Late Winter Colour

The sun was shining this weekend, so it was time to get out into the great outdoors and see what was growing.

Witch hazel.
Swathes of snowdrops.
I am not sure what this is, so please feel free to help me out.

Nature – Seasonal Decorations

Yesterday morning was quite chilly and I noticed that the river mist had spread across the fields in the lower parts of the valley. This made such a change to the seemingly unending flat grey steel skies and/or torrential flooding rain we have been experiencing of late. There was bright sunshine too, so I thought I’d go for a walk with my camera to see if I could capture some ghostly silhouettes of the trees. I brought my telephoto with the intention of zooming in and cropping the trees. However, as with many things in life, not everything goes according to plan. I soon realised I’d missed a trick by not bringing my macro lens too.

The trees were not as ghostly as anticipated, but the light was soft and golden and I caught a couple of rays of sunlight through the mist using a standard lens.
The diffused light made the water droplets on the cobwebs and cow parsley seed heads appear like twinkling lights.
Although the macro lens would have been infinitely better to use for definition, the telephoto still managed to produce some pretty images from a short distance.
A haphazard spider web on an old stinging nettle plant.
A cobweb lit up like Christmas lights.

Abstract I

It feels like it has been raining continuously here since September – what with work commitments and poor weather coinciding with weekends, I have hardly been out ‘in the field’ with my camera gear. So instead, I have been plodding through all the photos I took in those glorious Summer months, when I was too busy taking photos to edit the NEFs.

Here are some more unusual images which I took – with a bit of added Photoshop. The focus of most of these pictures was on plant structure.

Sissinghurst Revisited

A bit of colour and sunshine to lift the spirits in the depths of Winter.

Here are some bright red poppies – known as Papaver commutatum “Ladybird.’
A bee foraging.
Plants in the shade.
Pink foxgloves and climbing roses in the walled garden.

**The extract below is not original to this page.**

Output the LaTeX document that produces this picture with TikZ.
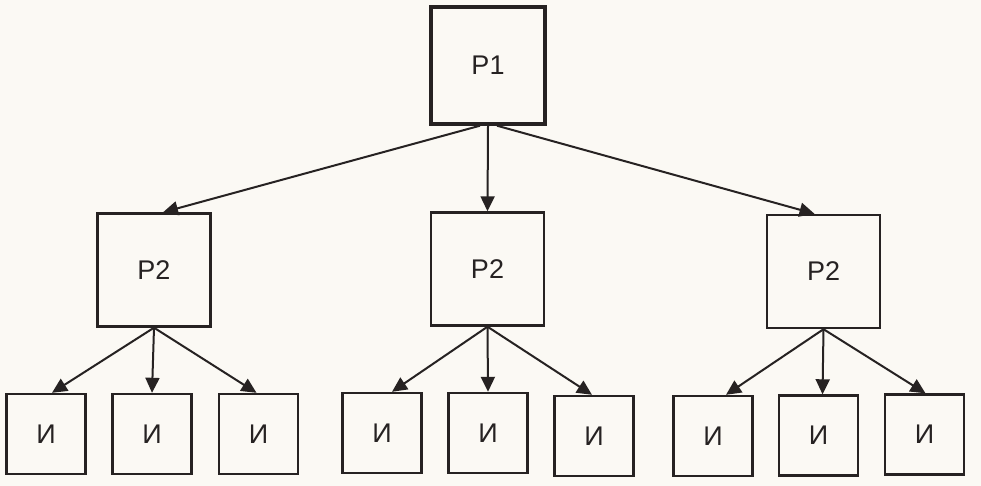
\documentclass[tikz,border=0pt]{standalone}
\usepackage{fontspec}
\setmainfont{Liberation Sans}
\usetikzlibrary{arrows.meta}
\definecolor{ink}{RGB}{38,34,34}
\definecolor{paper}{RGB}{251,249,244}
\tikzset{
  box/.style={draw=ink, line width=2.4pt, inner sep=0pt, minimum width=#1, minimum height=#1,
              font=\fontsize{27}{32}\selectfont, text=ink},
  box/.default=113pt,
  topbox/.style={box, line width=3.4pt, minimum width=114pt, minimum height=117pt},
  leaf/.style={box, minimum width=79pt, minimum height=80pt},
  arr/.style={draw=ink, line width=2pt, -{Triangle[length=15pt,width=14pt]}}
}
\begin{document}
\begin{tikzpicture}[x=1pt,y=-1pt]
\fill[paper] (0,0) rectangle (981,486);
\useasboundingbox (0,0) rectangle (981,486);
\node[topbox] (p1) at (488,65.5) {P1};
\node[box] (q1) at (154,270) {P2};
\node[box] (q2) at (487.5,269) {P2};
\node[box] (q3) at (823.5,271.5) {P2};
\node[leaf] (a1) at (46,434) {И};
\node[leaf] (a2) at (152,434) {И};
\node[leaf] (a3) at (258.5,434) {И};
\node[leaf] (b1) at (382,433) {И};
\node[leaf] (b2) at (488,433) {И};
\node[leaf] (b3) at (594,436) {И};
\node[leaf] (c1) at (713,436) {И};
\node[leaf] (c2) at (818.5,435.5) {И};
\node[leaf] (c3) at (924.5,434.5) {И};
\draw[arr] ([xshift=-8pt]p1.south) -- ([xshift=9pt]q1.north);
\draw[arr] (p1.south) -- (q2.north);
\draw[arr] ([xshift=9pt]p1.south) -- ([xshift=-9pt]q3.north);
\draw[arr] (q1.south) -- ([xshift=6pt]a1.north);
\draw[arr] (q1.south) -- (a2.north);
\draw[arr] (q1.south) -- ([xshift=-2pt]a3.north);
\draw[arr] (q2.south) -- ([xshift=10pt]b1.north);
\draw[arr] (q2.south) -- (b2.north);
\draw[arr] (q2.south) -- ([xshift=-2pt]b3.north);
\draw[arr] (q3.south) -- ([xshift=13pt]c1.north);
\draw[arr] (q3.south) -- ([xshift=4pt]c2.north);
\draw[arr] (q3.south) -- ([xshift=1pt]c3.north);
\end{tikzpicture}
\end{document}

Green flowers – a strange sight to behold! Introduced by Vita Sackville-West to Sissinghurst. Known as Ixia viridifloria from South Africa.

Burg Eltz

This is the Eltz Forest in Southern Germany. Nothing special I hear you say, just a bit of woodland. But wait a minute …
Take a 25 minute walk down through the Mosel valley.
You won’t be disappointed with the view.
Burg Eltz, possibly one of the most beautiful fairytale castles I have ever seen. The Eltz family have been in residence there for 33 generations since the 12th Century. It is one of few remaining castles of the Rhineland-Palatinate state. The rest were destroyed in The Thirty Years’ War – one of the most destructive wars of the 17th Century resulting in 8 million deaths.
It perches precariously over the Elzbach River, with its towers and turrets. A real medieval castle. Built and extended over hundreds of years.
There are lots of interesting exterior features.
Hidden behind the shutters, is a world even more fascinating. Yet unfortunately, no visitor is permitted to photograph the interior. But if you look at this link and click on the photos, you will have a better idea and can see that the interior is equally as impressive as the exterior.
It is said to rival Neuschwanstein Castle, which is found at the end of Germany’s ‘Romantic Road.’ I will have to find out for myself another time I visit Germany!
We had a tour in German, but they do English speaking tours too.

Autumn’s end

The first meteorological day of Winter is on December 1st. Apart from a few frosty mornings where you have to scrape the car, it has been relatively mild here. There has been a LOT of rainfall however. So, whenever the sun appears on a calm, Autumn weekend day, it’s time to grab that camera and make the most of it.

A sycamore in golden light.
Delicate seed heads swaying in a light breeze.
Sunlight reflecting through leaves.
Discarded stems become home to spiders spinning their delicate webs.
Plants in hibernation.

A touch of Autumn

Yesterday, was one of those blustery days with occasional showers, but when the sun appeared from behind the grey clouds, the light was perfect to capture those Autumnal colours.

Fall, leaves, fall; die, flowers, away;
Lengthen night and shorten day;
Every leaf speaks bliss to me
Fluttering from the autumn tree.
I shall smile when wreaths of snow
Blossom where the rose should grow;
I shall sing when night’s decay
Ushers in a drearier day.

By Emily Bronte

Golden light reflecting off the ferns.

Tangerine orange leaves.

When the light hit these seed heads, they glowed like little lanterns.

Unravelling seed head in black and white macro.

Even the grass looked ethereal.

Maple seeds soon to drop.

Sunlight revealing veins in the leaf.